GSA Annual Meeting in Seattle, Washington, USA - 2017

Paper No. 339-8
Presentation Time: 3:45 PM

SEDIMENT TRANSPORT AND STORAGE ALONG AMAZON RIVER VALLEYS (Invited Presentation)


DUNNE, Thomas, Bren School of Environmental Science & Management, University of California Santa Barbara, Santa Barbara, CA 93106, tdunne@bren.ucsb.edu

Large-scale, long-term sediment transport from orogens to basins involves both storage and maturation of sediment and associated materials (weatherable minerals, carbon, and radionuclides used for geochronology). Recent progress in dating sediments stored along large river valleys (using U-Th, 137Cs, 14C, 10Be, 9Be) yields average values of sediment age that require explanation and stimulate curiosity about (a) mechanisms involved in transport and storage of various grain sizes along valleys; (b) environmental controls on these processes; (c) potentials for interpretation of sediment ages and conditions and for prediction.

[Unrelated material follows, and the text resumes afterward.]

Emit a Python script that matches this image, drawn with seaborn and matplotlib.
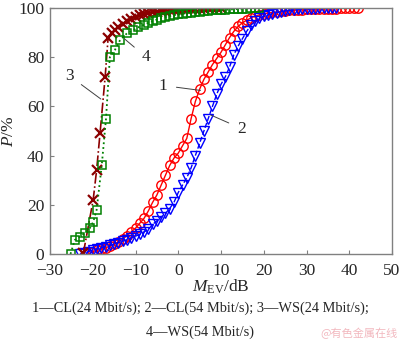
import matplotlib
matplotlib.use("Agg")
import matplotlib.pyplot as plt
import seaborn as sns
import pandas as pd

# Cumulative distribution of M_EV for four link configurations
cl24_x = [-21, -20, -19, -18, -17, -16, -15, -14, -13, -12, -11, -10, -9, -8, -7, -6,
          -5, -4, -3, -2, -1, 0, 1, 2, 3, 4, 5, 6, 7, 8, 9, 10, 11, 12, 13, 14, 15, 16,
          17, 18, 19, 20, 21, 22, 23, 24, 25, 26, 27, 28, 29, 30, 31, 32, 33, 34, 35,
          36, 37, 38, 39, 40, 41, 42]
cl24_p = [0, 1, 1.5, 2, 2.5, 3.2, 4, 5, 6, 7.5, 9, 10.5, 12.5, 14.5, 17.5, 21, 24, 28,
          32, 36, 39, 41, 44, 47, 55, 62, 67, 71, 74, 77, 79.5, 82, 85, 88, 90.5, 92.5,
          94, 95, 96, 96.7, 97.2, 97.6, 98, 98.2, 98.4, 98.6, 98.8, 99, 99.1, 99.2, 99.3,
          99.4, 99.5, 99.6, 99.6, 99.7, 99.7, 99.8, 99.8, 99.9, 99.9, 100, 100, 100]

cl54_x = [-23, -22, -21, -20, -19, -18, -17, -16, -15, -14, -13, -12, -11, -10, -9, -8,
          -7, -6, -5, -4, -3, -2, -1, 0, 1, 2, 3, 4, 5, 6, 7, 8, 9, 10, 11, 12, 13, 14,
          15, 16, 17, 18, 19, 20, 21, 22, 23, 24, 25, 26, 27, 28, 29, 30, 31, 32, 33,
          34, 35, 36, 37]
cl54_p = [0, 0.5, 1, 1.5, 2, 2.5, 3, 3.5, 4, 4.6, 5.2, 5.8, 6.5, 7.2, 8, 9, 10, 12,
          13.5, 15, 16.5, 18.5, 21, 25, 28, 31, 35, 40, 45, 50, 55, 60, 65, 69, 72, 76,
          81, 84.5, 87.5, 90.5, 93, 94.8, 95.8, 96.6, 97.2, 97.7, 98.1, 98.5, 98.8, 99,
          99.2, 99.4, 99.5, 99.6, 99.7, 99.8, 99.9, 99.9, 100, 100, 100]

ws24_x = [-22.2, -19.9, -19.1, -18.3, -17.1, -16.4, -15.6, -14.8, -14, -13, -12, -11,
          -10, -9, -8, -7, -6, -5, -4, -3, -2, -1, 0, 1, 2, 3, 4, 5, 6, 7, 8, 9, 10]
ws24_p = [0.3, 22, 34, 49, 72, 88, 89.8, 91, 92.3, 93.7, 94.8, 95.7, 96.4, 97, 97.5,
          97.9, 98.2, 98.5, 98.7, 98.9, 99.1, 99.2, 99.3, 99.4, 99.5, 99.6, 99.7, 99.8,
          99.8, 99.9, 99.9, 100, 100]

ws54_x = [-25.2, -24.2, -23, -21.8, -20.7, -19.9, -19.1, -17.9, -16.9, -16, -14.8,
          -13.6, -12, -10.5, -9.3, -8, -7, -6, -5, -4, -3, -2, -1, 0, 1, 2, 3, 4, 5, 6,
          7, 8, 9, 10, 11, 12, 13, 14, 15, 16, 17, 18, 19]
ws54_p = [0, 5.7, 7, 8.5, 10.5, 13, 17.9, 36, 55, 80, 83, 87, 89.7, 91, 92.2, 93.2, 94,
          94.7, 95.3, 95.8, 96.3, 96.7, 97.1, 97.4, 97.7, 97.9, 98.1, 98.3, 98.5, 98.7,
          98.9, 99, 99.1, 99.2, 99.3, 99.4, 99.5, 99.6, 99.7, 99.8, 99.9, 99.9, 100]

x_ticks = [-30, -20, -10, 0, 10, 20, 30, 40, 50]
y_ticks = [0, 20, 40, 60, 80, 100]
caption_1 = "1\u2014CL(24 Mbit/s); 2\u2014CL(54 Mbit/s); 3\u2014WS(24 Mbit/s);"
caption_2 = "4\u2014WS(54 Mbit/s)"

sns.set_theme(style="white")
plt.rcParams["font.family"] = ["Liberation Serif", "DejaVu Serif"]
plt.rcParams["mathtext.fontset"] = "custom"
plt.rcParams["mathtext.rm"] = "Liberation Serif"
plt.rcParams["mathtext.it"] = "Liberation Serif:italic"

fig = plt.figure(figsize=(4.0, 3.44), dpi=100)
ax = fig.add_axes([0.125, 0.2616, 0.855, 0.7151])

series = [
    (cl24_x, cl24_p, "#ff0000", dict(linestyle="-", marker="o", markersize=6.8,
                                     markerfacecolor="none", markeredgewidth=1.0,
                                     linewidth=1.0)),
    (cl54_x, cl54_p, "#0000ff", dict(linestyle="--", marker="v", markersize=6.8,
                                     markerfacecolor="none", markeredgewidth=1.0,
                                     linewidth=1.0)),
    (ws24_x, ws24_p, "#8b0000", dict(linestyle="-.", marker="x", markersize=6.8,
                                     markeredgewidth=1.6, linewidth=1.2)),
    (ws54_x, ws54_p, "#008000", dict(linestyle=":", marker="s", markersize=6.0,
                                     markerfacecolor="none", markeredgewidth=1.1,
                                     linewidth=1.3)),
]
for xs, ps, color, style in series:
    df = pd.DataFrame({"x": xs, "p": ps})
    n_before = len(ax.lines)
    sns.lineplot(data=df, x="x", y="p", ax=ax, sort=False, estimator=None, color=color)
    line = ax.lines[n_before]
    line.set(markeredgecolor=color, **style)

ax.set_xlim(-30, 50)
ax.set_ylim(0, 100)
ax.set_xticks(x_ticks)
ax.set_yticks(y_ticks)
ax.set_xticklabels(["\u221230", "\u221220", "\u221210", "0", "10", "20", "30", "40", "50"])
ax.tick_params(direction="in", length=3, width=0.8, color="#808080", labelsize=12.5,
               bottom=True, left=True)
ax.tick_params(axis="x", pad=6.5)
ax.tick_params(axis="y", pad=4)
for s in ax.spines.values():
    s.set_color("#808080")
    s.set_linewidth(1.0)

ax.set_xlabel(r"$M_{\mathrm{EV}}$/dB", fontsize=12.5, labelpad=-1)
ax.set_ylabel(r"$P$/%", fontsize=12.5, labelpad=1)

# Curve callouts with leader lines
lead = dict(color="#404040", linewidth=0.7)
ax.annotate("1", xy=(5.2, 66.5), xytext=(-3.5, 68.5), fontsize=12.5, va="center",
            ha="center", arrowprops=dict(arrowstyle="-", shrinkA=4, shrinkB=0, **lead))
ax.annotate("2", xy=(7.6, 56.5), xytext=(14.8, 51), fontsize=12.5, va="center",
            ha="center", arrowprops=dict(arrowstyle="-", shrinkA=4, shrinkB=0, **lead))
ax.annotate("3", xy=(-18.1, 63), xytext=(-25.5, 72.5), fontsize=12.5, va="center",
            ha="center", arrowprops=dict(arrowstyle="-", shrinkA=4, shrinkB=0, **lead))
ax.annotate("4", xy=(-12.6, 87.5), xytext=(-7.5, 80), fontsize=12.5, va="center",
            ha="center", arrowprops=dict(arrowstyle="-", shrinkA=4, shrinkB=0, **lead))

fig.text(0.5, 1 - 308 / 344, caption_1, ha="center", va="center", fontsize=10.4)
fig.text(0.5, 1 - 332 / 344, caption_2, ha="center", va="center", fontsize=10.4)
fig.text(0.995, 1 - 333 / 344, "@有色金属在线", ha="right", va="center", fontsize=8,
         color="#f2b8bf", family=["Noto Sans CJK SC", "DejaVu Sans"])

fig.savefig("out.png", dpi=100)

Mechanistic sediment budgets have been created through a combination of empirical and computational methods along the Amazon River in Brazil (2000 km) and one of its tributaries, the Beni River (400 km) crossing the foreland basin east of the Bolivian Andes. The sediment budgets involve average annual rates of sediment exchanges between successive channel reaches and their floodplains. These annual fluxes were converted into a stochastic model of long-term particle transport and storage. The resulting model was used to estimate storage times and long term particle transport rates through each river valley, and their sensitivity to variations in the sediment exchange processes and their environmental controls. The model currently represents steady-state conditions, but can also be used to explore relaxations of that constraint.